Le 26 mars, les manifestants étaient de retour en plus grand nombre, bien que, selon la presse britannique relayée par La Croix, aucun des hommes présents n’était parent d’élève de l’école. L'établissement a été contraint de fermer ses portes.
Des «menaces inacceptables» rappelant «des scènes vues en France»
Le directeur de la Batley Grammar School, Gary Kibble, avait pourtant tenté de calmer le jeu. Dans un email envoyé aux parents d'élèves publié par The Guardian, celui-ci s'exprimait en ces termes : «Après enquête, il était clair que la ressource utilisée dans le cours était complètement inappropriée et pouvait être très offensante pour les membres de notre communauté scolaire, auxquels nous aimerions présenter des excuses sincères et complètes.» Des excuses selon lui également présentées par l'enseignant et lues par la police aux manifestants. Le directeur se serait même engagé à «suspendre le cours» en question et à «vérifier tout le programme de cours de religion pour s’assurer qu’aucune autre ressource ou déclaration inappropriée» n’y figure.
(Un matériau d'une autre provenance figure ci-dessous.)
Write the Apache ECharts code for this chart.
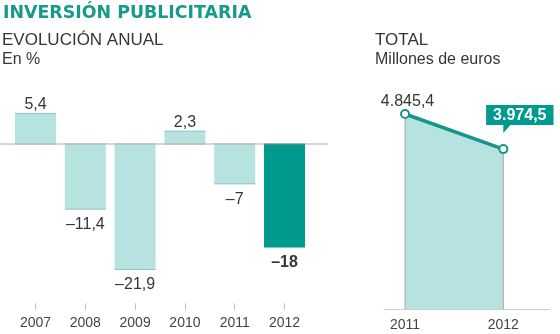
<!DOCTYPE html>
<html>
<head>
<meta charset="utf-8">
<style>html,body{margin:0;padding:0;background:#fff}#c{width:560px;height:334px}</style>
<script src="https://cdn.jsdelivr.net/npm/echarts@6/dist/echarts.min.js"></script>
</head>
<body>
<div id="c"></div>
<script>
// ---- data ----
const years = [2007, 2008, 2009, 2010, 2011, 2012];
const change = [5.4, -11.4, -21.9, 2.3, -7, -18];
const totalYears = [2011, 2012];
const totals = [4845.4, 3974.5];
const titleText = 'INVERSIÓN PUBLICITARIA';
const leftHead = 'EVOLUCIÓN ANUAL';
const leftSub = 'En %';
const rightHead = 'TOTAL';
const rightSub = 'Millones de euros';

// ---- styles ----
const FONT = "'Liberation Sans', Arial, sans-serif";
const TXT = '#363636';
const TEAL = '#009a8f';
const LIGHT = '#b6e3df';
const LINE = '#16968a';

function fmtPct(v) { return String(v).replace('.', ',').replace('-', '\u2013'); }
function fmtTotal(v) {
  const parts = v.toFixed(1).split('.');
  return parts[0].replace(/\B(?=(\d{3})+(?!\d))/g, '.') + ',' + parts[1];
}

const last = years.length - 1;
const barData = years.map((y, i) => ({
  value: [y, change[i]],
  itemStyle: { color: i === last ? TEAL : LIGHT },
  label: {
    position: change[i] >= 0 ? 'top' : 'bottom',
    distance: change[i] >= 0 ? 0.5 : 7,
    fontWeight: i === last ? 'bold' : 'normal'
  }
}));

const lineData = totalYears.map((y, i) => (i === totalYears.length - 1 ? {
  value: [y, totals[i]],
  label: {
    position: 'inside', offset: [16.5, -34],
    color: '#fff', fontWeight: 'bold', backgroundColor: TEAL,
    padding: [2, 7], lineHeight: 16
  }
} : {
  value: [y, totals[i]],
  label: { position: 'inside', offset: [2.5, -12.5], color: TXT }
}));

const chart = echarts.init(document.getElementById('c'), null, { renderer: 'canvas' });

const option = {
  animation: false,
  backgroundColor: '#fff',
  title: [
    { text: titleText, left: 3, top: 4.5, padding: 0,
      textStyle: { fontFamily: "'DejaVu Sans', sans-serif", fontWeight: 'bold', fontSize: 17.4, color: '#17998c' } },
    { text: leftHead, left: 2, top: 32, padding: 0,
      textStyle: { fontFamily: FONT, fontWeight: 'normal', fontSize: 17, color: TXT } },
    { text: leftSub, left: 2, top: 51.5, padding: 0,
      textStyle: { fontFamily: FONT, fontWeight: 'normal', fontSize: 16, color: TXT } },
    { text: rightHead, left: 375, top: 32, padding: 0,
      textStyle: { fontFamily: FONT, fontWeight: 'normal', fontSize: 17, color: TXT } },
    { text: rightSub, left: 375, top: 52, padding: 0,
      textStyle: { fontFamily: FONT, fontWeight: 'normal', fontSize: 16, color: TXT } }
  ],
  grid: [
    { left: 0, width: 327, top: 98, height: 205.3 },
    { left: 384, width: 166, top: 109.3, height: 200 }
  ],
  xAxis: [
    { type: 'value', gridIndex: 0, min: 2006.287, max: 2012.853, position: 'bottom',
      axisLine: { show: true, onZero: true, lineStyle: { color: '#d6d6d6', width: 2 } },
      axisTick: { show: false }, axisLabel: { show: false }, splitLine: { show: false } },
    { type: 'value', gridIndex: 0, min: 2006.287, max: 2012.853, position: 'bottom',
      axisLine: { show: false, onZero: false },
      axisTick: { show: true, customValues: years, length: 6.7, lineStyle: { color: '#c2c2c2' } },
      axisLabel: { show: true, customValues: years, formatter: v => String(v), margin: 12.5,
        fontFamily: FONT, fontSize: 14, color: '#444' },
      splitLine: { show: false } },
    { type: 'value', gridIndex: 1, min: 2010.786, max: 2012.475, position: 'bottom',
      axisLine: { show: true, onZero: false, lineStyle: { color: '#cfcfcf', width: 1 } },
      axisTick: { show: false },
      axisLabel: { show: true, customValues: totalYears, formatter: v => String(v), margin: 8.5,
        fontFamily: FONT, fontSize: 14, color: '#444' },
      splitLine: { show: false } }
  ],
  yAxis: [
    { type: 'value', gridIndex: 0, min: -27.7, max: 8, show: false, splitLine: { show: false } },
    { type: 'value', gridIndex: 1, min: 0, max: 4962, show: false, splitLine: { show: false } }
  ],
  series: [
    { type: 'bar', xAxisIndex: 0, yAxisIndex: 0, barWidth: 41, data: barData, z: 2,
      label: { show: true, fontFamily: FONT, fontSize: 16, color: TXT,
        formatter: p => fmtPct(p.value[1]) } },
    { type: 'custom', xAxisIndex: 0, yAxisIndex: 0, z: 3, silent: true,
      data: years.map((y, i) => [y, change[i], i === last ? 1 : 0]),
      renderItem: function (params, api) {
        const x = api.value(0), v = api.value(1), dark = api.value(2);
        const p0 = api.coord([x, 0]), p1 = api.coord([x, v]);
        const h = 20.5;
        const children = [
          { type: 'line', shape: { x1: p0[0] - h, y1: p0[1], x2: p0[0] + h, y2: p0[1] },
            style: { stroke: dark ? '#6f8f8b' : '#9db3b1', lineWidth: 1.2 } }
        ];
        if (!dark) {
          const off = v >= 0 ? 0.5 : -0.5;
          children.push({ type: 'line', shape: { x1: p1[0] - h, y1: p1[1] + off, x2: p1[0] + h, y2: p1[1] + off },
            style: { stroke: '#93c9c4', lineWidth: 1 } });
        }
        return { type: 'group', children: children };
      } },
    { type: 'line', xAxisIndex: 2, yAxisIndex: 1, data: lineData, z: 3,
      symbol: 'circle', symbolSize: 8,
      itemStyle: { color: '#fff', borderColor: LINE, borderWidth: 2 },
      lineStyle: { color: LINE, width: 3.5 },
      areaStyle: { color: LIGHT, opacity: 1 },
      label: { show: true, fontFamily: FONT, fontSize: 16, color: TXT,
        formatter: p => fmtTotal(p.value[1]) } },
    { type: 'custom', xAxisIndex: 2, yAxisIndex: 1, z: 4, silent: true,
      data: totalYears.map((y, i) => [y, totals[i], i === totalYears.length - 1 ? 1 : 0]),
      renderItem: function (params, api) {
        const x = api.value(0), v = api.value(1), isLast = api.value(2);
        const p0 = api.coord([x, 0]), p1 = api.coord([x, v]);
        const children = [
          { type: 'line', shape: { x1: p0[0], y1: p0[1], x2: p1[0], y2: p1[1] + 5 },
            style: { stroke: '#a9a9a9', lineWidth: 1 } }
        ];
        if (isLast) {
          children.push({ type: 'polygon', shape: { points: [
            [p1[0], p1[1] - 16], [p1[0], p1[1] - 24.5], [p1[0] + 7.5, p1[1] - 24.5]] },
            style: { fill: TEAL } });
        }
        return { type: 'group', children: children };
      } }
  ]
};
chart.setOption(option);
</script>
</body>
</html>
Le 26 mars, le ministère britannique de l’Education a publié un communiqué encourageant «le dialogue entre les parents et l’école» et rappelant qu’il était «inacceptable de menacer ou d’intimider les enseignants», comme l'indique La Croix. «Les écoles sont libres d’inclure une gamme complète de questions, d’idées et de matériels dans leur programme, y compris des sujets difficiles ou controversés», a souligné le porte-parole du ministère.
Interrogé par la station de radio londonienne LBC, le secrétaire d'Etat aux Communautés Robert Jenrick s'est quant à lui dit «très troublé» d'apprendre que l'enseignant se trouvait sous protection policière, ainsi que par les manifestations qui ont eu lieu aux portes de l'école. «Nous ne voulons pas que les personnes qui travaillent dans nos écoles, les parents ou les enfants se sentent intimidés […] simplement parce qu'une question difficile a été abordée en classe». «Cela rappelle les scènes que nous avons vues en France», a-t-il également déclaré.
Dans la soirée du 26 mars, plus de 13 000 personnes avaient signé une pétition demandant la réintégration de l'enseignant. Celle-ci a été lancée par des élèves de la Batley Grammar School, selon The Times.